Monday April 9, workshop by John Gargano in Anderson 122 10 a.m.- 5 p.m. and Tuesday April 10, 9 a.m.-12.
Tuesday April 10th Lecture by John Gargano - Associate Professor of Art at The University of Louisiana at Lafayette. John is a sculptor whose work "stems from a fascination with the primary quality of Pre-Columbian pottery, mechanisms and forms of the human body and objects from the industrial world. These elements are intuitively mixed and mashed to generate universal forms that have familiarity and feel new, yet retain a link to the past and a hint of identity." The lecture is in Anderson 138 at 6 p.m. For further information contact Stephanie Rozene x4833 or rozenes@hartwick.edu.

Thursday April 12 Lecture Jaune Quick-to-See Smith "A Survey of Contemporary Native American Art."
7:30 p.m. Anderson Auditorium. (Enrolled Flathead Salish, member of the Confederated Salish and Kootenai Nation, Montana) Smith is a nationally and internationally recognized artist, curator, writer, printmaker, activist, lecturer, and teacher, whose work explores Native American aesthetic traditions in a modern and post-modern context. For more information contact Phil Young, youngp@hartwick.edu, x4829.
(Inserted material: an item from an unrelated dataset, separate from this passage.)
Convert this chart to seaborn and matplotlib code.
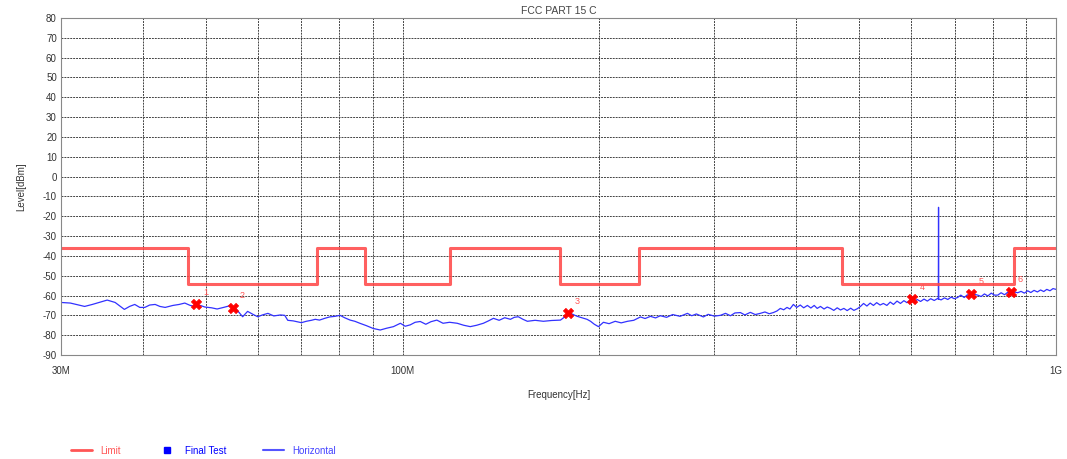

Saturday April 14 is the New York City Bus Trip. Contact Gina Colone, x4825 coloneg@hartwick.edu in the Department of Art and Art History for more information.

April 16 - 27 - Junior Review. Opening Monday April 23rd 4:30-6 p.m.
For more information contact Joe Von Stengel, x4912, vonstengelj@hartwick.edu.

Friday April 27, 10 a.m. to 6 p.m. PEEP SHOW Anderson Center lobby
The Peep Show is a sugary extravaganza of artworks made from marshmallow peeps!
Entries should be dropped off between 9 am and noon. Professor Dalton will judge
All members of the community are encouraged to participate!
Judging will begin at 2 pm and prizes will be awarded at 4 pm. Refreshments will begin at 3 p.m.
For further information contact Betsey Ayer, x4826 or ayere@hartwick.edu.

May
Thursday May 3 - May 25 - Senior Show
Senior projects in art exhibition. Opening reception: Thursday, May 3, 4:30 p.m.
Closing reception with remarks by Hartwick College President Margaret L. Drugovich, May 25.